No planes or buses for the Greens. Elizabeth May’s campaign will be crossing the country in a train car, instead of leaving a plume of greenhouse gases like the other leaders.
I think it’s a great idea. The Greens don’t have the money to fly around for six weeks, so they are trying to turn this limitation into an opportunity.
May says the train takes us back to a time when politicians were honest, which shows she doesn’t know as much about Canadian history as she thinks she does – the very first Canadian political scandal involved politicians and railroads. But I still like the idea.

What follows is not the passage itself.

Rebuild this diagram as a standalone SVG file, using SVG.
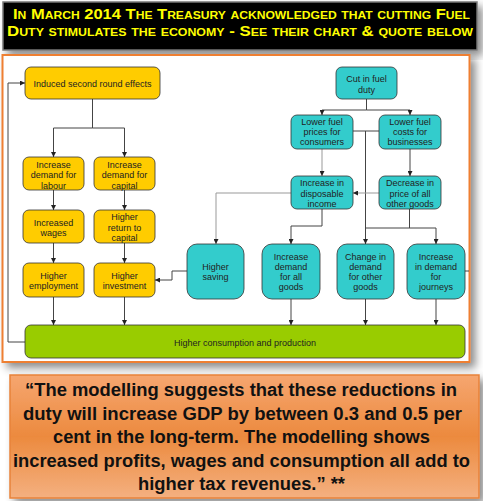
<svg xmlns="http://www.w3.org/2000/svg" width="483" height="501" viewBox="0 0 483 501">
<defs>
<style>
.hdr{font-family:"Liberation Sans",Arial,sans-serif;font-weight:bold;font-variant:small-caps;font-size:15px;fill:#FFFF00;}
.nt{font-family:"Liberation Sans",Arial,sans-serif;font-size:9px;fill:#222;text-anchor:middle;}
.q{font-family:"Liberation Sans",Arial,sans-serif;font-weight:bold;font-size:17.5px;fill:#111;text-anchor:middle;}
.y{fill:#FFCC00;stroke:#333;stroke-width:0.8;}
.t{fill:#33CCCC;stroke:#333;stroke-width:0.8;}
.g{fill:#99CC00;stroke:#333;stroke-width:0.8;}
.c{fill:none;stroke:#444;stroke-width:1;}
.cl{fill:none;stroke:#999;stroke-width:1;}
</style>
<marker id="ah" viewBox="0 0 6 6" refX="6" refY="3" markerWidth="5" markerHeight="5" orient="auto" markerUnits="userSpaceOnUse">
<path d="M0 0 L6 3 L0 6 Z" fill="#222"/>
</marker>
<filter id="sh" x="-10%" y="-10%" width="125%" height="130%">
<feDropShadow dx="5" dy="5" stdDeviation="4" flood-color="#000" flood-opacity="0.45"/>
</filter>
<linearGradient id="og" x1="0" y1="0" x2="0" y2="1">
<stop offset="0" stop-color="#F6A670"/>
<stop offset="0.5" stop-color="#EC8A3E"/>
<stop offset="1" stop-color="#F4B080"/>
</linearGradient>
</defs>
<rect width="483" height="501" fill="#fff"/>

<g id="header">
<rect x="3" y="2" width="474" height="48" fill="#000" stroke="#777" stroke-width="1.5" filter="url(#sh)"/>
<text class="hdr" x="13" y="18.5" textLength="457" lengthAdjust="spacingAndGlyphs">In March 2014 The Treasury acknowledged that cutting Fuel</text>
<text class="hdr" x="7" y="36" textLength="466" lengthAdjust="spacingAndGlyphs">Duty stimulates the economy -  See their chart &amp; quote below</text>
</g>

<g id="panel">
<rect x="2.5" y="55" width="467" height="307" fill="#fff" stroke="#EE7F33" stroke-width="2" filter="url(#sh)"/>
</g>

<g id="connectors">
<path class="c" d="M92.5 99 V128 H53.5 V157" marker-end="url(#ah)"/>
<path class="c" d="M92.5 128 H124.5 V157" marker-end="url(#ah)"/>
<path class="c" d="M53.5 190 V210" marker-end="url(#ah)"/>
<path class="c" d="M124.5 190 V210" marker-end="url(#ah)"/>
<path class="c" d="M53.5 243 V263" marker-end="url(#ah)"/>
<path class="c" d="M124.5 243 V263" marker-end="url(#ah)"/>
<path class="c" d="M53.5 297 V325" marker-end="url(#ah)"/>
<path class="c" d="M124.5 297 V325" marker-end="url(#ah)"/>
<path class="c" d="M187 271 H172 V280 H155" marker-end="url(#ah)"/>
<path class="c" d="M25 342 H8 V83 H25" marker-end="url(#ah)"/>
<path class="c" d="M366.5 99 V110 H322 V115" marker-end="url(#ah)"/>
<path class="c" d="M366.5 110 H410 V115" marker-end="url(#ah)"/>
<path class="c" d="M353 131 H379"/>
<path class="c" d="M365.5 131 V244" marker-end="url(#ah)"/>
<path class="cl" d="M322 149 V176" marker-end="url(#ah)"/>
<path class="c" d="M410 149 V176" marker-end="url(#ah)"/>
<path class="cl" d="M379 193 H353" marker-end="url(#ah)"/>
<path class="cl" d="M291 193 H216 V244" marker-end="url(#ah)"/>
<path class="c" d="M322 209 V226 H291 V244" marker-end="url(#ah)"/>
<path class="c" d="M409.5 209 V228"/>
<path class="c" d="M365.5 228 H436 V244" marker-end="url(#ah)"/>
<path class="c" d="M291 299 V325" marker-end="url(#ah)"/>
<path class="c" d="M365.5 299 V325" marker-end="url(#ah)"/>
<path class="c" d="M436 299 V325" marker-end="url(#ah)"/>
<path class="c" d="M465 271 H469"/>
</g>

<g id="induced">
<rect class="y" x="25" y="67" width="135" height="32" rx="6"/>
<text class="nt" x="92.5" y="86.5">Induced second round effects</text>
</g>
<g id="labour">
<rect class="y" x="23" y="157" width="61" height="33" rx="6"/>
<text class="nt" x="53.5" y="167.5">Increase</text>
<text class="nt" x="53.5" y="178">demand for</text>
<text class="nt" x="53.5" y="188.5">labour</text>
</g>
<g id="capital">
<rect class="y" x="94" y="157" width="61" height="33" rx="6"/>
<text class="nt" x="124.5" y="167.5">Increase</text>
<text class="nt" x="124.5" y="178">demand for</text>
<text class="nt" x="124.5" y="188.5">capital</text>
</g>
<g id="wages">
<rect class="y" x="23" y="210" width="61" height="33" rx="6"/>
<text class="nt" x="53.5" y="226">Increased</text>
<text class="nt" x="53.5" y="236">wages</text>
</g>
<g id="return">
<rect class="y" x="94" y="210" width="61" height="33" rx="6"/>
<text class="nt" x="124.5" y="220">Higher</text>
<text class="nt" x="124.5" y="230.5">return to</text>
<text class="nt" x="124.5" y="241">capital</text>
</g>
<g id="employment">
<rect class="y" x="23" y="263" width="61" height="34" rx="6"/>
<text class="nt" x="53.5" y="278.5">Higher</text>
<text class="nt" x="53.5" y="288.5">employment</text>
</g>
<g id="investment">
<rect class="y" x="94" y="263" width="61" height="34" rx="6"/>
<text class="nt" x="124.5" y="278.5">Higher</text>
<text class="nt" x="124.5" y="288.5">investment</text>
</g>
<g id="saving">
<rect class="t" x="187" y="244" width="57" height="55" rx="10"/>
<text class="nt" x="215.5" y="270">Higher</text>
<text class="nt" x="215.5" y="280">saving</text>
</g>
<g id="cut">
<rect class="t" x="336" y="67" width="61" height="32" rx="6"/>
<text class="nt" x="366.5" y="81.5">Cut in fuel</text>
<text class="nt" x="366.5" y="92.5">duty</text>
</g>
<g id="consumers">
<rect class="t" x="291" y="115" width="62" height="34" rx="6"/>
<text class="nt" x="322" y="125">Lower fuel</text>
<text class="nt" x="322" y="135">prices for</text>
<text class="nt" x="322" y="145">consumers</text>
</g>
<g id="businesses">
<rect class="t" x="379" y="115" width="62" height="34" rx="6"/>
<text class="nt" x="410" y="125">Lower fuel</text>
<text class="nt" x="410" y="135">costs for</text>
<text class="nt" x="410" y="145">businesses</text>
</g>
<g id="disposable">
<rect class="t" x="291" y="176" width="62" height="33" rx="6"/>
<text class="nt" x="322" y="186">Increase in</text>
<text class="nt" x="322" y="196.5">disposable</text>
<text class="nt" x="322" y="206.5">income</text>
</g>
<g id="decrease">
<rect class="t" x="379" y="176" width="62" height="33" rx="6"/>
<text class="nt" x="410" y="186">Decrease in</text>
<text class="nt" x="410" y="196.5">price of all</text>
<text class="nt" x="410" y="206.5">other goods</text>
</g>
<g id="allgoods">
<rect class="t" x="262" y="244" width="58" height="55" rx="10"/>
<text class="nt" x="291" y="260">Increase</text>
<text class="nt" x="291" y="270">demand</text>
<text class="nt" x="291" y="280">for all</text>
<text class="nt" x="291" y="290">goods</text>
</g>
<g id="othergoods">
<rect class="t" x="337" y="244" width="57" height="55" rx="10"/>
<text class="nt" x="365.5" y="260">Change in</text>
<text class="nt" x="365.5" y="270">demand</text>
<text class="nt" x="365.5" y="280">for other</text>
<text class="nt" x="365.5" y="290">goods</text>
</g>
<g id="journeys">
<rect class="t" x="407" y="244" width="58" height="55" rx="10"/>
<text class="nt" x="436" y="260">Increase</text>
<text class="nt" x="436" y="270">in demand</text>
<text class="nt" x="436" y="280">for</text>
<text class="nt" x="436" y="290">journeys</text>
</g>
<g id="consumption">
<rect class="g" x="25" y="325" width="440" height="33" rx="6"/>
<text class="nt" x="245" y="345.5">Higher consumption and production</text>
</g>

<g id="quote">
<rect x="10" y="375" width="469" height="123" fill="url(#og)" stroke="#E8823A" stroke-width="1.5" filter="url(#sh)"/>
<text class="q" x="241" y="396" textLength="432" lengthAdjust="spacingAndGlyphs">“The modelling suggests that these reductions in</text>
<text class="q" x="242.5" y="419.5" textLength="439" lengthAdjust="spacingAndGlyphs">duty will increase GDP by between 0.3 and 0.5 per</text>
<text class="q" x="241.5" y="443" textLength="377" lengthAdjust="spacingAndGlyphs">cent in the long-term. The modelling shows</text>
<text class="q" x="241.5" y="466.5" textLength="457" lengthAdjust="spacingAndGlyphs">increased profits, wages and consumption all add to</text>
<text class="q" x="241.5" y="490" textLength="207" lengthAdjust="spacingAndGlyphs">higher tax revenues.” **</text>
</g>
</svg>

- It shows high spirits, a streak of unconventional thinking and inventiveness, all things that will appeal to the Green’s electoral universe.
- For lovers of Canadian political history (or anyone older than 108), it links May with political giants such as Wilfrid Laurier, John Diefenbeaker and Pierre Elliott Trudeau, who all campaigned by train (see John Duffy’s book).
- It establishes a clear contrast with the high-carbon-emission campaigns of the other leaders, especially given the Dion campaign plane troubles.
It’s also going to be a lot easier on her flack staff. Planes and buses allow election machines to radically alter their travel plans to react to the other campaigns, thus putting enormous strain on PR and logistics. In contrast to the frantic pace of the other campaigns in full rapid-reaction mode, May’s staff will have the luxury of planning in advance in the comfort of their private train car.
I bet Malcolm Andrews and the other Via Rail PR folks are really happy about it too.